▶ [Stated task]
Reproduce every record exactly as it appears, but not the pictures.

___ Listed records ___

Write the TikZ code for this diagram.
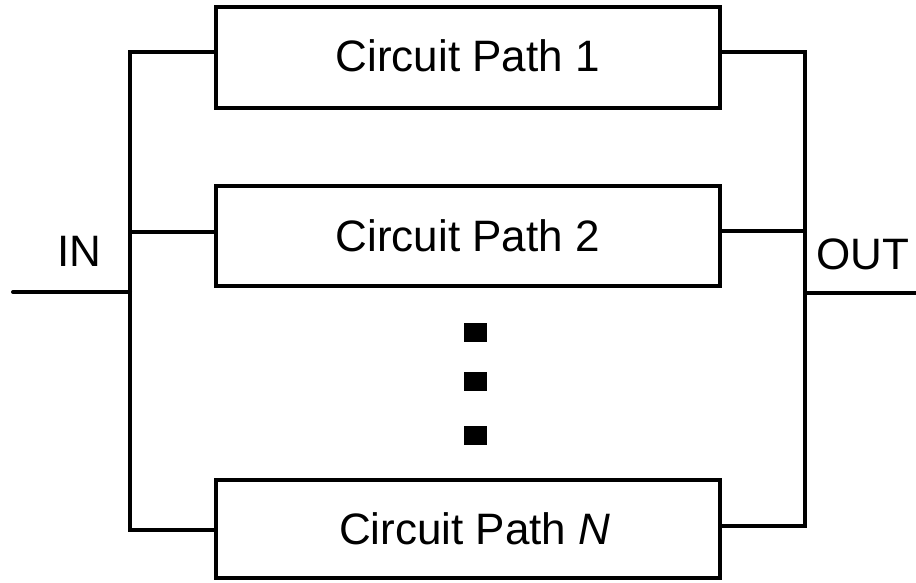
\documentclass[tikz,border=0pt]{standalone}
\usepackage{fontspec}
\setmainfont{Liberation Sans}
\begin{document}
\begin{tikzpicture}[x=1pt,y=-1pt,
  wire/.style={line width=4pt,line join=miter},
  pathbox/.style={draw,line width=4pt,minimum width=504.5pt,inner sep=0pt,font=\fontsize{44}{48}\selectfont},
  lbl/.style={inner sep=0pt,font=\fontsize{44}{48}\selectfont},
  dotsq/.style={fill=black,inner sep=0pt,minimum width=23pt,minimum height=19pt}]
\useasboundingbox (0,0) rectangle (916,582);
\node[pathbox,minimum height=101pt] (b1) at (467.75,57.5) {\raisebox{4pt}{Circuit Path 1}};
\node[pathbox,minimum height=100pt] (b2) at (467.75,236) {Circuit Path 2};
\node[pathbox,minimum height=98pt] (bn) at (467.75,529) {\hspace*{14pt}\raisebox{-6pt}{Circuit Path \textit{N}}};
\node[dotsq] (d1) at (475.5,332.5) {};
\node[dotsq] (d2) at (475.5,381) {};
\node[dotsq] (d3) at (475.5,435.5) {};
\node[lbl] (in) at (79.5,251) {IN};
\node[lbl] (out) at (862.5,254) {OUT};
\coordinate (l1) at (130,52);
\coordinate (l2) at (130,232);
\coordinate (ln) at (130,530);
\coordinate (li) at (130,292);
\coordinate (src) at (13,292);
\coordinate (r1) at (805,52);
\coordinate (r2) at (805,231);
\coordinate (rn) at (805,526);
\coordinate (ro) at (805,293);
\coordinate (snk) at (916,293);
\draw[wire] (l1 -| b1.west) -- (l1) -- (ln) -- (ln -| bn.west);
\draw[wire] (l2) -- (l2 -| b2.west);
\draw[wire,line cap=round] (src) -- (li);
\draw[wire] (r1 -| b1.east) -- (r1) -- (rn) -- (rn -| bn.east);
\draw[wire] (r2 -| b2.east) -- (r2);
\draw[wire] (ro) -- (snk);
\end{tikzpicture}
\end{document}
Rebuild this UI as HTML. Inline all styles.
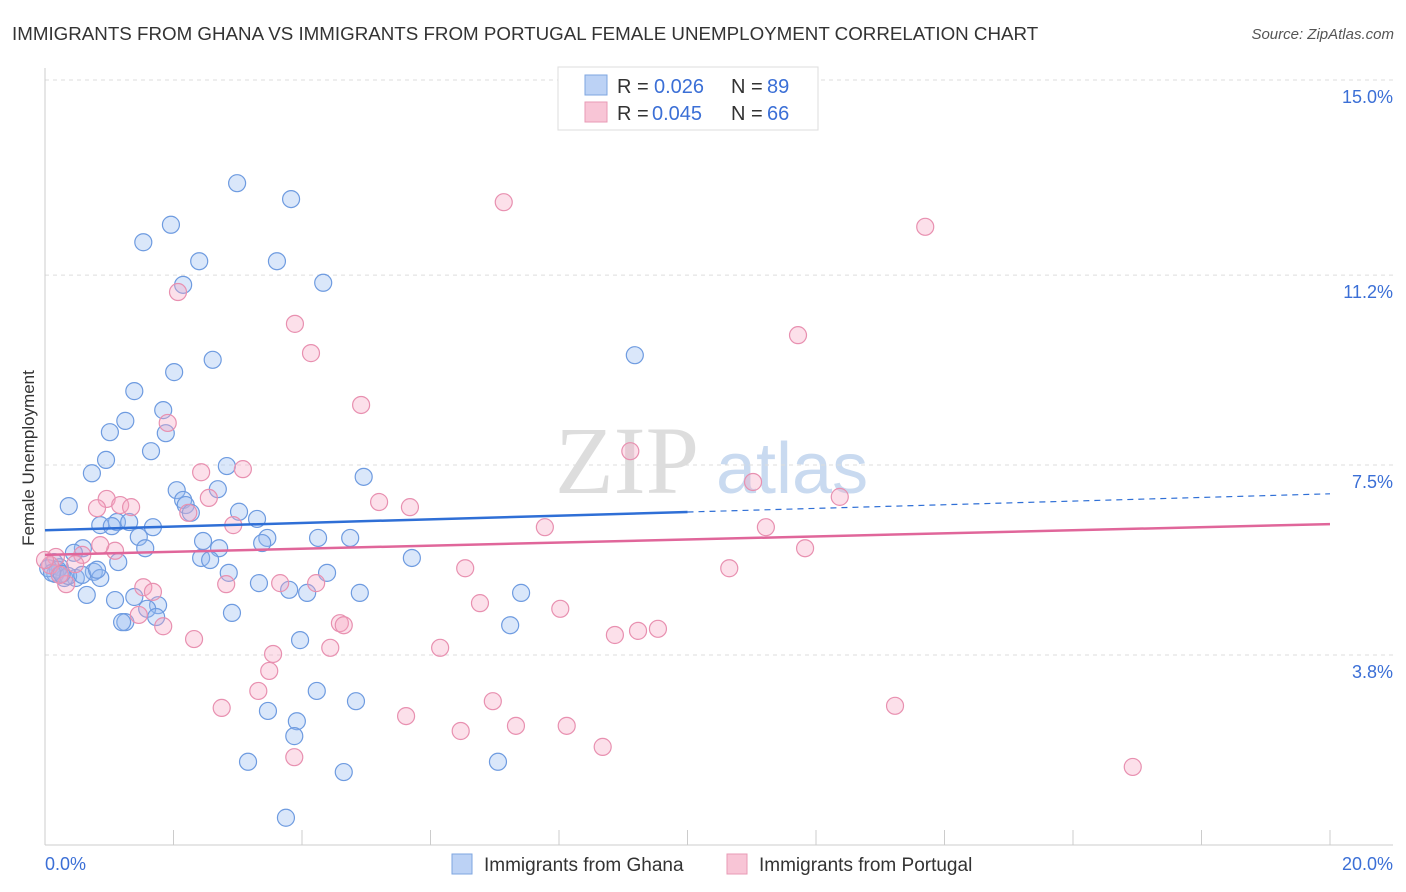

___

▶ [Reply]
Write the TikZ code for this diagram.
\documentclass[tikz,border=0pt]{standalone}
\usepackage{fontspec}
\setmainfont{Liberation Sans}
\begin{document}
\begin{tikzpicture}[x=1pt,y=-1pt,
  wire/.style={line width=4pt,line join=miter},
  pathbox/.style={draw,line width=4pt,minimum width=504.5pt,inner sep=0pt,font=\fontsize{44}{48}\selectfont},
  lbl/.style={inner sep=0pt,font=\fontsize{44}{48}\selectfont},
  dotsq/.style={fill=black,inner sep=0pt,minimum width=23pt,minimum height=19pt}]
\useasboundingbox (0,0) rectangle (916,582);
\node[pathbox,minimum height=101pt] (b1) at (467.75,57.5) {\raisebox{4pt}{Circuit Path 1}};
\node[pathbox,minimum height=100pt] (b2) at (467.75,236) {Circuit Path 2};
\node[pathbox,minimum height=98pt] (bn) at (467.75,529) {\hspace*{14pt}\raisebox{-6pt}{Circuit Path \textit{N}}};
\node[dotsq] (d1) at (475.5,332.5) {};
\node[dotsq] (d2) at (475.5,381) {};
\node[dotsq] (d3) at (475.5,435.5) {};
\node[lbl] (in) at (79.5,251) {IN};
\node[lbl] (out) at (862.5,254) {OUT};
\coordinate (l1) at (130,52);
\coordinate (l2) at (130,232);
\coordinate (ln) at (130,530);
\coordinate (li) at (130,292);
\coordinate (src) at (13,292);
\coordinate (r1) at (805,52);
\coordinate (r2) at (805,231);
\coordinate (rn) at (805,526);
\coordinate (ro) at (805,293);
\coordinate (snk) at (916,293);
\draw[wire] (l1 -| b1.west) -- (l1) -- (ln) -- (ln -| bn.west);
\draw[wire] (l2) -- (l2 -| b2.west);
\draw[wire,line cap=round] (src) -- (li);
\draw[wire] (r1 -| b1.east) -- (r1) -- (rn) -- (rn -| bn.east);
\draw[wire] (r2 -| b2.east) -- (r2);
\draw[wire] (ro) -- (snk);
\end{tikzpicture}
\end{document}
Rebuild this UI as HTML. Inline all styles.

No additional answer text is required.